The Backlog is Overloaded - 2021-08-24

Jira backlogs have become dumping grounds and unusable, there's scope to build a dedicated product there

2
min read
April 7, 2022

(meme src)

If this meme hits hard then you know. Otherwise, I don't think this blog post is for you. Also whilst the meme is targeted towards developers I will be taking the Product Manager POV.

I believe that one of the biggest issues with how we work in software today is that we conflate tracking an issue, feature request or bug with planned work in backlog/roadmap and use the same tool to manage two very different processes.

From my experience and talking to others this problem is more acutely felt in B2B companies. In high volume user B2C companies there is enough data and realtime feedback loops that you don't need to reply on this backlog information for making prioritisation decisions.

If we take an extreme example, imagine you're working at 10 year old B2B SaaS company doing $100M ARR. It is highly unlikely that any new feature request would out prioritise the immediate roadmap.
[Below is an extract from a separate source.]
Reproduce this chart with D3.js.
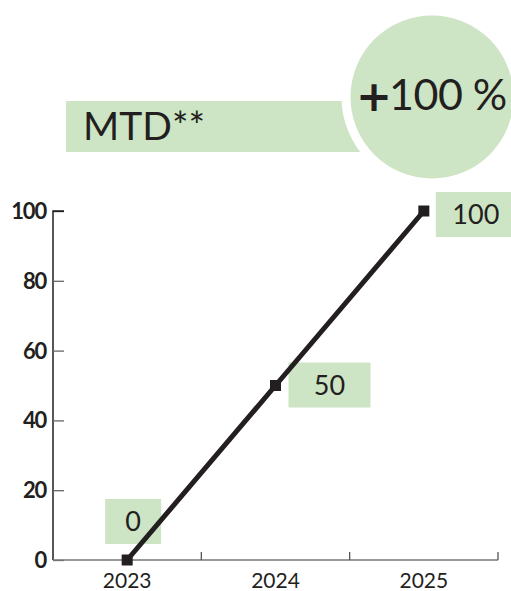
<!DOCTYPE html>
<html>
<head>
<meta charset="utf-8">
<script src="https://cdn.jsdelivr.net/npm/d3@7"></script>
<style>
  html, body { margin: 0; padding: 0; background: #fff; }
  svg { display: block; }
</style>
</head>
<body>
<svg id="chart" width="511" height="591"></svg>
<script>
// Series data
const years = ["2023", "2024", "2025"];
const mtdValues = [0, 50, 100];
const yTicks = [0, 20, 40, 60, 80, 100];
const title = "MTD**";
const growthLabel = "100 %";

const ink = "#231f20";
const green = "#cde5c4";
const font = "Lato, 'Open Sans', sans-serif";

const svg = d3.select("#chart");
const margin = { left: 53, right: 13, top: 211, bottom: 31 };
const W = 511, H = 591;

const x = d3.scaleBand().domain(years).range([margin.left, W - margin.right]);
const y = d3.scaleLinear().domain([0, 100]).range([H - margin.bottom, margin.top]);

// Header: title band and growth bubble
svg.append("rect")
  .attr("x", 66).attr("y", 101).attr("width", 300).attr("height", 51)
  .attr("fill", green);
svg.append("text")
  .attr("x", 83).attr("y", 140)
  .attr("font-family", font).attr("font-size", 39).attr("fill", ink)
  .text(title);

svg.append("circle")
  .attr("cx", 432).attr("cy", 97).attr("r", 86)
  .attr("fill", green).attr("stroke", "#fff").attr("stroke-width", 9);

const growth = svg.append("text")
  .attr("x", 356).attr("y", 110)
  .attr("font-family", font).attr("font-size", 43).attr("fill", ink);
growth.append("tspan")
  .attr("font-family", "'DejaVu Sans', sans-serif").attr("font-weight", 700)
  .attr("font-size", 43).attr("dy", 1).text("+");
growth.append("tspan").attr("dx", -3).attr("dy", -1).attr("letter-spacing", -0.5)
  .attr("font-weight", 400).text(growthLabel);

// Y axis
const yAxis = svg.append("g")
  .attr("transform", `translate(${margin.left},0)`)
  .call(d3.axisRight(y).tickValues(yTicks).tickSize(11).tickFormat(""));
yAxis.select(".domain").attr("stroke", ink).attr("stroke-width", 1.5)
  .attr("d", `M11,${y(100)}H0V${y(0)}`);
yAxis.selectAll(".tick line").attr("stroke", "#666").attr("stroke-width", 1.3);
yAxis.selectAll(".tick").filter(d => d === 100).select("line").attr("stroke", ink);

svg.append("g").selectAll("text")
  .data(yTicks)
  .join("text")
  .attr("x", 46).attr("y", d => y(d) + 8)
  .attr("text-anchor", "end")
  .attr("font-family", font).attr("font-weight", 700).attr("font-size", 22)
  .attr("letter-spacing", -1.2).attr("fill", ink)
  .text(d => d);

// X axis: baseline with boundary ticks between years
const xAxisY = y(0);
svg.append("line")
  .attr("x1", margin.left).attr("x2", W - margin.right)
  .attr("y1", xAxisY).attr("y2", xAxisY)
  .attr("stroke", "#777").attr("stroke-width", 1.5);
svg.append("g").selectAll("line")
  .data(years.slice(1).concat(["end"]))
  .join("line")
  .attr("x1", (d, i) => i < years.length - 1 ? x(years[i + 1]) : x(years[i]) + x.bandwidth())
  .attr("x2", (d, i) => i < years.length - 1 ? x(years[i + 1]) : x(years[i]) + x.bandwidth())
  .attr("y1", xAxisY - 8).attr("y2", xAxisY)
  .attr("stroke", "#555").attr("stroke-width", 1.3);

svg.append("g").selectAll("text")
  .data(years)
  .join("text")
  .attr("x", d => x(d) + x.bandwidth() / 2)
  .attr("y", H - 3)
  .attr("text-anchor", "middle")
  .attr("font-family", font).attr("font-size", 21).attr("fill", ink)
  .text(d => d);

// Line and markers
const pts = years.map((d, i) => ({ year: d, value: mtdValues[i] }));
const cx = d => x(d.year) + x.bandwidth() / 2;

// Value label boxes (drawn under the line)
const labelBoxes = [
  { dx: -22, dy: -61, w: 56 },
  { dx: 13, dy: -23, w: 82 },
  { dx: 12, dy: -19, w: 80 }
];
const labels = svg.append("g").selectAll("g")
  .data(pts)
  .join("g")
  .attr("transform", (d, i) => `translate(${cx(d) + labelBoxes[i].dx},${y(d.value) + labelBoxes[i].dy})`);
labels.append("rect")
  .attr("width", (d, i) => labelBoxes[i].w).attr("height", 45)
  .attr("fill", green);
labels.append("text")
  .attr("x", (d, i) => labelBoxes[i].w / 2).attr("y", 32)
  .attr("text-anchor", "middle")
  .attr("font-family", font).attr("font-size", 27).attr("fill", ink)
  .text(d => d.value);

svg.append("path")
  .datum(pts)
  .attr("fill", "none").attr("stroke", ink).attr("stroke-width", 5)
  .attr("d", d3.line().x(cx).y(d => y(d.value)));

svg.append("g").selectAll("rect")
  .data(pts)
  .join("rect")
  .attr("x", d => cx(d) - 5.5).attr("y", d => y(d.value) - 5.5)
  .attr("width", 11).attr("height", 11)
  .attr("fill", ink);
</script>
</body>
</html>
So someone creates a ticket and the vast majority of the time it sits in the backlog.

However, we're not set up to track the importance of this issue overtime. Tools such as Jira and GitHub Issues allow anyone to comment on the issue. So over time the workforce will add comments such as which customers are being impacted. But trying to aggregate this across all tickets is very manual task involving a spreadsheet. Trying to combine it with realtime data in Salesforce or Product metrics is very time consuming. So most of us don't and therefore we don't have a good understanding of what some of the biggest problems facing the product are.

Regular pruning sessions and re prioritisation will mean that some of these tickets do get worked on but the backlog will only grow as the product develops in new directions and new tickets will be added meaning that the backlog grows larger and larger and so the problem compounds.
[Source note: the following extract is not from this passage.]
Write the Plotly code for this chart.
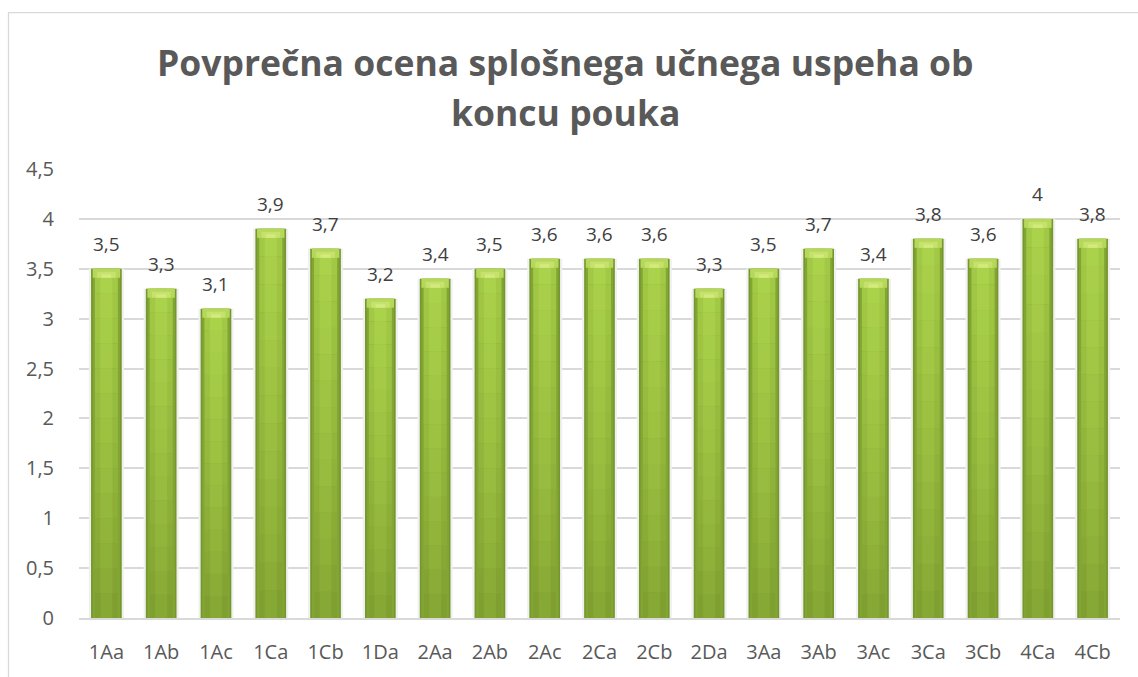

The problem is that we're freely adding these tickets to the backlog in the first place. Instead we should have a separate process for tracking problems where we can aggregate the information and query it. This should be used as one of the inputs of the prioritisation and from there the tickets are then added to the backlog.

The reason I think this is such a big issue is that this process heavily influences what we build next. In sales lead B2B companies the "squeaky wheel gets the grease" problem means that the roadmap is biased towards the largest size deals; when the reality could be a larger subset of customers with a small issue has a bigger impact. The opposite can occur in a design lead company and so on.

The reason we started 42problems.com is we've experienced so much of this pain and believe that we can make better decisions when we track problems independently of panned work.